Am Ende fehlten bei Leclerc nur 0,032 Sekunden zum Aufstieg. Bei Sainz waren es 0,059 Sekunden. Das zeigt wie klein der Unterschied zwischen Sein und Nichtsein inzwischen geworden ist. Das war für Ferrari kein Trost, aber auch bei anderen Top-Teams geht etwas schief. Sergio Perez blieb schon zum zweiten Mal in Folge im Q1 hängen.

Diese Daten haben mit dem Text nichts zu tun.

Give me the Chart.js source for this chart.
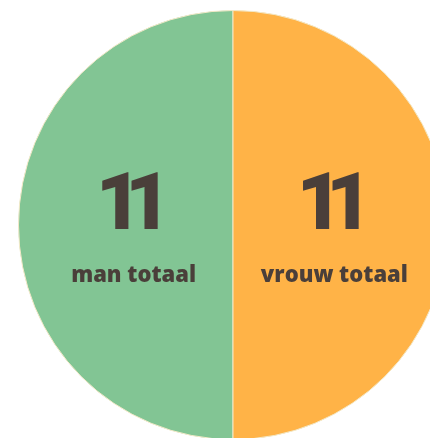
<!DOCTYPE html>
<html>
<head>
<meta charset="utf-8">
<script src="https://cdn.jsdelivr.net/npm/chart.js@4"></script>
<style>
  html, body { margin: 0; padding: 0; background: #ffffff; overflow: hidden; width: 430px; height: 438px; }
  #wrap { position: absolute; left: 18px; top: 10px; width: 430px; height: 430px; }
</style>
</head>
<body>
<div id="wrap"><canvas id="c"></canvas></div>
<script>
const categories = ['man totaal', 'vrouw totaal'];
const values = [11, 11];
const colors = ['#82C594', '#FFB347'];
const textColor = '#4A3F3A';

const labelPlugin = {
  id: 'sliceLabels',
  afterDatasetsDraw(chart) {
    const ctx = chart.ctx;
    const meta = chart.getDatasetMeta(0);
    meta.data.forEach((arc, i) => {
      const p = arc.getProps(['x', 'y', 'startAngle', 'endAngle', 'outerRadius'], true);
      const mid = (p.startAngle + p.endAngle) / 2;
      const r = p.outerRadius * 0.468;
      const cx = p.x + Math.cos(mid) * r;
      const cy = p.y + Math.sin(mid) * r;
      ctx.save();
      ctx.fillStyle = textColor;
      ctx.textAlign = 'center';
      ctx.textBaseline = 'alphabetic';
      const sp = -17;
      ctx.font = '900 80px Roboto, sans-serif';
      ctx.letterSpacing = sp + 'px';
      ctx.fillText(String(values[i]), cx + sp / 2 + 1, cy + 4);
      ctx.letterSpacing = '0px';
      ctx.font = '800 22px "Open Sans", sans-serif';
      ctx.fillText(categories[i], cx + 1, cy + 57);
      ctx.restore();
    });
  }
};

new Chart(document.getElementById('c'), {
  type: 'pie',
  data: {
    labels: categories,
    datasets: [{
      data: values,
      backgroundColor: colors,
      borderColor: '#F3E9C8',
      borderWidth: 1
    }]
  },
  options: {
    responsive: true,
    maintainAspectRatio: false,
    animation: false,
    rotation: 180,
    layout: { padding: 0 },
    plugins: { legend: { display: false }, tooltip: { enabled: false } }
  },
  plugins: [labelPlugin]
});
</script>
</body>
</html>
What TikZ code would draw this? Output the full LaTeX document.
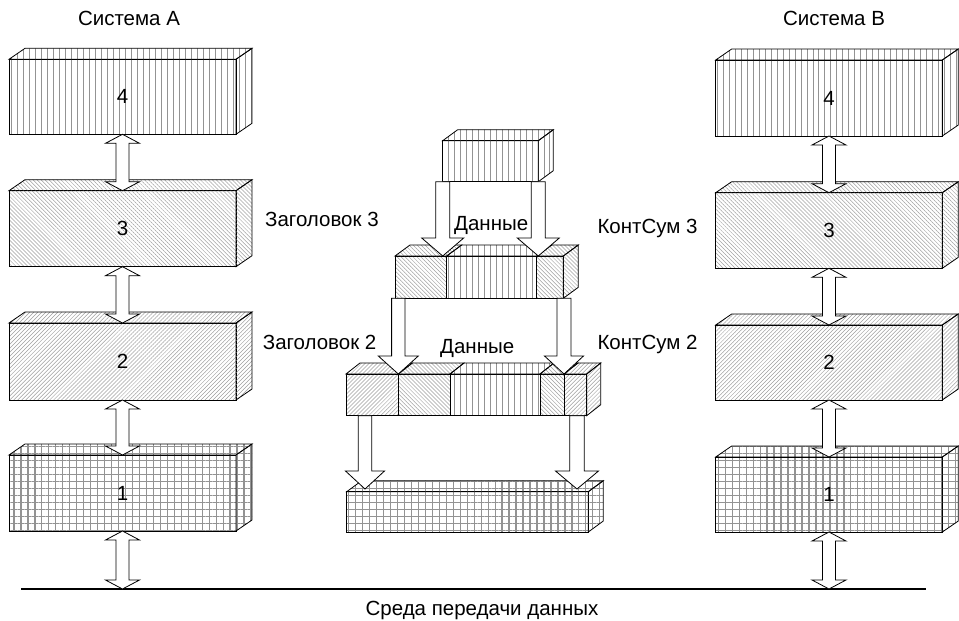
\documentclass[tikz,border=0pt]{standalone}
\usepackage{fontspec}
\setmainfont{Liberation Sans}
\usetikzlibrary{patterns.meta,calc}
\tikzset{
 face/.style={draw=black,line width=0.8pt,line join=miter},
 vl/.style={pattern={Lines[angle=90,distance=5.978pt,line width=1pt]},pattern color=gray!85},
 nwl/.style={pattern={Lines[angle=-45,distance=2.818pt,line width=0.5pt]},pattern color=gray!75},
 nel/.style={pattern={Lines[angle=45,distance=2.818pt,line width=0.5pt]},pattern color=gray!75},
 grl/.style={pattern={Hatch[angle=0,distance=6.974pt,line width=1.3pt]},pattern color=gray!85},
 fbox/.style={face,inner sep=0pt,outer sep=0pt},
 blk/.style={draw=black,fill=white,line width=0.8pt,line join=miter},
 lbl/.style={inner sep=0pt,anchor=base west},
 every node/.style={font=\fontsize{20.5}{24}\selectfont},
}
% top and side faces of a front-face node
\newcommand\topface[3]{\draw[face,#2] (#1.north west) -- ++(#3) -- ($(#1.north east)+(#3)$) -- (#1.north east) -- cycle;}
\newcommand\sideface[3]{\draw[face,#2] (#1.north east) -- ++(#3) -- ($(#1.south east)+(#3)$) -- (#1.south east) -- cycle;}
% vertical double block arrow from top tip #1 to bottom tip #2
\newcommand\dblarr[2]{\draw[blk] (#1) -- ($(#1)+(17,9)$) -- ($(#1)+(6.5,9)$) -- ($(#2)+(6.5,-9)$) -- ($(#2)+(17,-9)$) -- (#2) -- ($(#2)+(-17,-9)$) -- ($(#2)+(-6.5,-9)$) -- ($(#1)+(-6.5,9)$) -- ($(#1)+(-17,9)$) -- cycle;}
% downward block arrow from shaft top #1 to tip #2, shaft half width #3, head half width #4
\newcommand\downarr[4]{\draw[blk] ($(#1)+(-#3,0)$) -- ($(#2)+(-#3,-18)$) -- ($(#2)+(-#4,-18)$) -- (#2) -- ($(#2)+(#4,-18)$) -- ($(#2)+(#3,-18)$) -- ($(#1)+(#3,0)$) -- cycle;}
\begin{document}
\begin{tikzpicture}[x=1pt,y=-1pt]
\useasboundingbox (0,0) rectangle (959,621);

% ---------- System A ----------
\node[inner sep=0pt,anchor=base] (sysA) at (129,25) {Система A};
\node[fbox,vl,minimum width=227pt,minimum height=75pt] (A4) at (122.5,96.8) {4};
\node[fbox,nwl,minimum width=227pt,minimum height=76pt] (A3) at (122.5,228.7) {3};
\node[fbox,nel,minimum width=227pt,minimum height=77pt] (A2) at (122.5,361.5) {2};
\node[fbox,grl,minimum width=227pt,minimum height=76pt] (A1) at (122.5,493) {1};
\topface{A4}{vl}{16,-11}\sideface{A4}{vl}{16,-11}
\topface{A3}{nwl}{16,-11}\sideface{A3}{nwl}{16,-11}
\topface{A2}{nel}{16,-11}\sideface{A2}{nel}{16,-11}
\topface{A1}{grl}{16,-11}\sideface{A1}{grl}{16,-11}

% ---------- System B ----------
\node[inner sep=0pt,anchor=base] (sysB) at (834,25) {Система B};
\node[fbox,vl,minimum width=226.6pt,minimum height=76pt] (B4) at (829,98) {4};
\node[fbox,nwl,minimum width=226.6pt,minimum height=75.6pt] (B3) at (829,230.5) {3};
\node[fbox,nel,minimum width=226.6pt,minimum height=75pt] (B2) at (829,362.5) {2};
\node[fbox,grl,minimum width=226.6pt,minimum height=75pt] (B1) at (829,494.5) {1};
\topface{B4}{vl}{16,-11}\sideface{B4}{vl}{16,-11}
\topface{B3}{nwl}{16,-11}\sideface{B3}{nwl}{16,-11}
\topface{B2}{nel}{16,-11}\sideface{B2}{nel}{16,-11}
\topface{B1}{grl}{16,-11}\sideface{B1}{grl}{16,-11}

% ---------- medium ----------
\coordinate (lineL) at (21,589);
\coordinate (lineR) at (926,589);
\draw[line width=1.8pt] (lineL) -- (lineR);
\node[anchor=base,inner sep=0pt] (medium) at (482,615) {Среда передачи данных};

% ---------- middle: data unit ----------
\node[fbox,vl,minimum width=95.6pt,minimum height=41pt] (D) at (490.5,161.2) {};
\topface{D}{vl}{15,-11}\sideface{D}{vl}{15,-11}

% level 3 unit
\node[fbox,nwl,minimum width=51.7pt,minimum height=42.3pt] (H3) at (420.85,277.15) {};
\node[fbox,vl,minimum width=90pt,minimum height=42.3pt] (D3) at (491.7,277.15) {};
\node[fbox,nwl,minimum width=26.6pt,minimum height=42.3pt] (C3) at (550,277.15) {};
\topface{H3}{nwl}{15,-11}\topface{D3}{vl}{15,-11}\topface{C3}{nwl}{15,-11}\sideface{C3}{nwl}{15,-11}

% level 2 unit
\node[fbox,nel,minimum width=52.3pt,minimum height=41.7pt] (P1) at (372.15,394.85) {};
\node[fbox,nwl,minimum width=51.7pt,minimum height=41.7pt] (P2) at (424.15,394.85) {};
\node[fbox,vl,minimum width=90pt,minimum height=41.7pt] (P3) at (495,394.85) {};
\node[fbox,nwl,minimum width=24pt,minimum height=41.7pt] (P4) at (552,394.85) {};
\node[fbox,nel,minimum width=22.7pt,minimum height=41.7pt] (P5) at (575.35,394.85) {};
\topface{P1}{nel}{14,-11}\topface{P2}{nwl}{14,-11}\topface{P3}{vl}{14,-11}\topface{P4}{nwl}{14,-11}\topface{P5}{nel}{14,-11}\sideface{P5}{nel}{14,-11}

% level 1 unit
\node[fbox,grl,minimum width=241.6pt,minimum height=40.3pt] (L1) at (467.5,511.85) {};
\topface{L1}{grl}{15,-11}\sideface{L1}{grl}{15,-11}

% ---------- arrows ----------
\dblarr{A4.south}{A3.north}
\dblarr{A3.south}{A2.north}
\dblarr{A2.south}{A1.north}
\coordinate (a1b) at (A1.south |- lineL);
\dblarr{A1.south}{a1b}
\dblarr{B4.south}{B3.north}
\dblarr{B3.south}{B2.north}
\dblarr{B2.south}{B1.north}
\coordinate (b1b) at (B1.south |- lineR);
\dblarr{B1.south}{b1b}

\coordinate (t1) at (D.south west |- H3.north);
\coordinate (t2) at (D.south east |- C3.north);
\downarr{D.south west}{t1}{7}{21}
\downarr{D.south east}{t2}{7}{21}
\coordinate (s3) at (P1.north east |- H3.south);
\coordinate (s4) at (P4.north east |- C3.south);
\downarr{s3}{P1.north east}{6.7}{20}
\downarr{s4}{P4.north east}{7}{19.5}
\coordinate (s5) at (365,415.7);
\coordinate (t5) at (365,489);
\coordinate (s6) at (577,415.7);
\coordinate (t6) at (577,489);
\downarr{s5}{t5}{6.7}{19.5}
\downarr{s6}{t6}{7.3}{21.5}

% ---------- labels ----------
\node[lbl] (z3) at (265,226) {Заголовок 3};
\node[lbl] (z2) at (262.7,349) {Заголовок 2};
\node[lbl] (k3) at (597.3,233.5) {КонтСум 3};
\node[lbl] (k2) at (597.3,349) {КонтСум 2};
\node[lbl] (d3) at (454,230) {Данные};
\node[lbl] (d2) at (440,353) {Данные};
\end{tikzpicture}
\end{document}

Von den schlechten Startplätzen war für Ferrari nichts mehr zu gewinnen. Noch dazu, als die Motorelektronik ab Ende der ersten Runde entschied, Leclerc einen Teil seiner Power abzuriegeln. Dem Ferrari mit der Startnummer 16 fehlten auf den Geraden 15 km/h. Damit blieb Leclerc im DRS-Zug gefangen. Es war auch kein Trost, dass der Motor nach einem Reset beim Boxenstopp wieder einwandfrei lief. Der Schaden war bereits angerichtet.

Auch Carlos Sainz kam nicht nach vorne. Er kämpfte von der ersten Runde bis zu seinem Unfall um den zehnten Platz. Was auch daran lag, dass Ferrari relativ viel Abtrieb gewählt hatte, wohl auch wegen der schlechten Wettervorhersage. Es galt als gesichert, dass es irgendwann während des Rennens regnen würde. Die Ferrari schafften es beim Top-Speed nur ins Mittelfeld. Da kann man sich schwer nach vorne arbeiten.

Charles Leclerc - Ferrari- Formel 1 - GP Kanada - 8. Juni 2024
Motorsport Images

Läuft es für Ferrari in Barcelona besser als in Montreal?

Wird Ferrari in Barcelona leiden?

Leclerc bedauerte, dass Ferrari ausgerechnet bei einem Rennen Schwäche zeigte, bei dem man gute Chance sah, den Abstand zu Max Verstappen zu verkürzen. Das Gegenteil trat ein. Verstappens Sieg ist um wertvoller, weil er aus seiner Sicht bei einem Auswärtsspiel erzielt wurde.

Für Ferrari steht in Barcelona ein Auswärtsspiel an, weil es dort Kurven gibt, in denen die roten Autos noch Nachholbedarf haben. "Wenn wir überhaupt von einem Defizit reden können, dann haben wir es in lang gezogenen langsamen Kurven. So wie in Shanghai. Gegen die hilft nur ein Upgrade", erzählt Leclerc.

Doch was bedeutet schon die Papierform? Red Bull hätte demnach in Montreal nie gewinnen dürfen. So hofft Ferrari darauf, dass man in den Kurven 4, 5, 10 und 11 von Barcelona weniger leidet, als man es in der Theorie erwarten darf.

Es könnte wieder eine Frage des Setups und der Reifenvorbereitung werden. Im Gegensatz zu Montreal zählt der Circuit de Catalunya zu einer der reifenmordendsten Strecken im Kalender. Der Longrun-Speed wird deshalb die Fahrzeugabstimmung dominieren. Und da sah Ferrari bislang sehr gut aus.